Cuando hablamos de niños que pegan, hay quien reacciona con la idea de «el niño va a entender que puestos a pegar yo lo hago más fuerte». El problema es que el mensaje que comunicamos al niño es que la agresividad es una forma válida de imponer cosas a los demás y de conseguir objetivos. Mientras sean los padres los más fuertes tal vez eso funcione, pero ¿qué pasará el día que nuestro hijo sea más fuerte que nosotros?

Además, aunque pensemos sólo a corto plazo, conseguiremos «contener» al niño ¿a qué coste? Haciendo que nos tema en lugar de querernos y respetarnos.

Recurrir a la violencia como herramienta educativa no es sino un fracaso de nuestra capacidad como padres de lograr un objetivo sin perder el afecto y el respeto de nuestro hijo.

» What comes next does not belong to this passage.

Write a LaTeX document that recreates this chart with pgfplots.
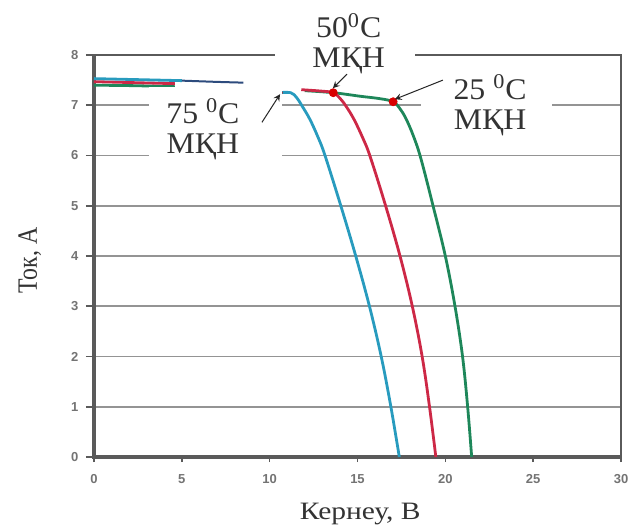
\documentclass[border=0pt]{standalone}
\usepackage{fontspec}
\setmainfont{Liberation Serif}
\setsansfont{Liberation Sans}
\newfontfamily\xlabfont[FakeStretch=1.18]{Liberation Serif}
\newfontfamily\ylabfont[FakeStretch=0.85]{Liberation Serif}
\newfontfamily\annfont[FakeStretch=1.06]{Liberation Serif}
\usepackage{pgfplots}
\pgfplotsset{compat=1.18}
\definecolor{cblue}{RGB}{40,155,190}
\definecolor{cnavy}{RGB}{45,75,125}
\definecolor{cred}{RGB}{205,40,70}
\definecolor{cgreen}{RGB}{30,135,90}
\definecolor{cframe}{RGB}{90,90,90}
\begin{document}
\begin{tikzpicture}
\useasboundingbox (-47bp,-35.5bp) rectangle (268.5bp,228.5bp);
\begin{axis}[name=ax, at={(0,0)}, anchor=south west,
  scale only axis, width=263.5bp, height=201bp,
  xmin=0, xmax=30, ymin=0, ymax=8,
  xtick={0,5,...,30}, ytick={0,1,...,8},
  xtick pos=bottom, ytick pos=left,
  ymajorgrids, grid style={black!42, line width=0.8bp},
  axis line style={cframe, line width=1bp},
  tick style={cframe, line width=0.8bp},
  tick align=outside,
  xtick style={/pgfplots/major tick length=2.5bp},
  ytick style={/pgfplots/major tick length=4bp},
  ticklabel style={font=\fontsize{6.5bp}{7bp}\selectfont\sffamily\bfseries, text=black!55},
  xticklabel style={yshift=-1bp},
  /pgf/number format/assume math mode=true,
  xlabel={Кернеу, В}, ylabel={Ток, А},
  xlabel style={font=\fontsize{12.5bp}{14bp}\xlabfont, text=black!80,
    at={(axis description cs:0.505,0)}, anchor=base, yshift=-31bp},
  ylabel style={font=\fontsize{14bp}{15bp}\ylabfont, text=black!80,
    at={(axis description cs:-0.1082,0.489)}, anchor=base},
  clip=false]
\draw[cframe, line width=1.6bp] (rel axis cs:0,1) -- (rel axis cs:0,0) -- (rel axis cs:1,0);
% 25 C
\addplot[cgreen, line width=1.4bp] coordinates {(0,7.40) (2.3,7.39) (4.6,7.37)};
\addplot[cgreen, line width=1.4bp, smooth, tension=0.6] coordinates {(12.0,7.29) (13.62,7.25) (15.14,7.18) (16.3,7.13) (17.03,7.07) (17.4,6.94) (17.75,6.74) (18.17,6.40) (18.6,5.95) (19.3,5.0) (20.0,4.0) (20.55,3.0) (20.98,2.0) (21.27,1.0) (21.5,0)};
% 50 C
\addplot[cred, line width=1.4bp] coordinates {(0,7.47) (2.3,7.45) (4.6,7.43)};
\addplot[cred, line width=1.4bp, smooth, tension=0.6] coordinates {(11.8,7.31) (13.0,7.28) (13.62,7.25) (14.0,7.14) (14.35,6.98) (14.8,6.72) (15.3,6.35) (15.72,5.98) (16.6,5.0) (17.42,4.0) (18.12,3.0) (18.68,2.0) (19.1,1.0) (19.46,0)};
% 75 C
\addplot[cblue, line width=1.4bp] coordinates {(0,7.53) (2.5,7.51) (5,7.49)};
\addplot[cnavy, line width=1.0bp] coordinates {(5,7.49) (7,7.465) (8.5,7.45)};
\addplot[cblue, line width=1.4bp, smooth, tension=0.6] coordinates {(10.5,7.25) (11.2,7.25) (11.54,7.15) (11.82,7.0) (12.29,6.72) (12.77,6.35) (13.15,6.0) (14.05,5.0) (14.9,4.0) (15.68,3.0) (16.35,2.0) (16.9,1.0) (17.38,0)};
% MPP markers
\addplot[only marks, mark=*, mark size=2bp, color=red!85!black] coordinates {(13.62,7.25) (17.03,7.07)};
\addplot[only marks, mark=*, mark size=1bp, color=red!85!black] coordinates {(10.6,7.25)};
\coordinate (b50) at (axis cs:14.3,8.3);
\coordinate (t50) at (axis cs:14.5,8.23);
\coordinate (b75) at (axis cs:6.94,6.6);
\coordinate (t75) at (axis cs:6.2,6.52);
\coordinate (b25) at (axis cs:22.37,7.08);
\coordinate (t25) at (axis cs:22.55,7.0);
\coordinate (a75s) at (axis cs:9.56,6.66);
\coordinate (a75e) at (axis cs:10.59,7.22);
\coordinate (a50s) at (axis cs:14.4,7.62);
\coordinate (a50e) at (axis cs:13.6,7.34);
\coordinate (a25s) at (axis cs:19.86,7.5);
\coordinate (a25e) at (axis cs:17.13,7.12);
\end{axis}
\node[fill=white, minimum width=70bp, minimum height=33.5bp, inner sep=0] at (b50) {};
\node[fill=white, minimum width=66.5bp, minimum height=38.5bp, inner sep=0] at (b75) {};
\node[fill=white, minimum width=65.5bp, minimum height=33bp, inner sep=0] at (b25) {};
\begin{scope}[every node/.style={font=\fontsize{15bp}{15bp}\annfont, text=black!80, align=center, inner sep=0}]
\node at (t50) {50\textsuperscript{0}C\\МҚН};
\node at (t75) {75 \textsuperscript{0}C\\МҚН};
\node at (t25) {25 \textsuperscript{0}C\\МҚН};
\end{scope}
\draw[-stealth, black!85, line width=0.5bp] (a75s) -- (a75e);
\draw[-stealth, black!85, line width=0.5bp] (a50s) -- (a50e);
\draw[-stealth, black!85, line width=0.5bp] (a25s) -- (a25e);
\end{tikzpicture}
\end{document}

Hay soluciones mejores sin duda.

Yo la que os propongo es la siguiente:

Si estás jugando con tu hijo y de repente te pega, muerde, escupe, grita o agrede de cualquier otro modo, levántate y aléjate de él. Y pon cara de pena. Hay que ser algo teatrales. La reacción habitual de la mayoría de los niños pequeños ante esto es de sorpresa. Y a los pocos segundos acude a buscarte para que vuelvas a jugar con él y extrañado de que te hayas marchado.

Es en ese momento cuando debes explicarle que te ha hecho daño, que eso no te gusta y que volverás a jugar con él, pero si vuelve a hacerte daño no jugarás y te marcharás de nuevo.

Esa misma conducta hay que repetirla cada vez que el niños nos agreda.

¿Cuál es el mensaje que le transmitimos? «Si haces daño a las personas que quieres, se alejan de ti.» Esto es lo que pasa en la realidad. El agresivo acaba sólo, en una cárcel o fuera de ella, pero los que lo quieren acaban abandonándolo uno tras otro.

Además logramos algo importante y es que el niño desarrolle la empatía: la capacidad de ponerse en el lugar de los demás y entender sus sentimientos, identificándose con ellos. La mayoría de las personas agresivas lo son porque carecen de empatía.

Si actuamos así, conseguimos que el niño nos respete, porque le queremos, nos quiere y entiende que si nos hace daño nos sentimos mal. Y si el afecto preside nuestra relación no querrá hacernos sentir mal.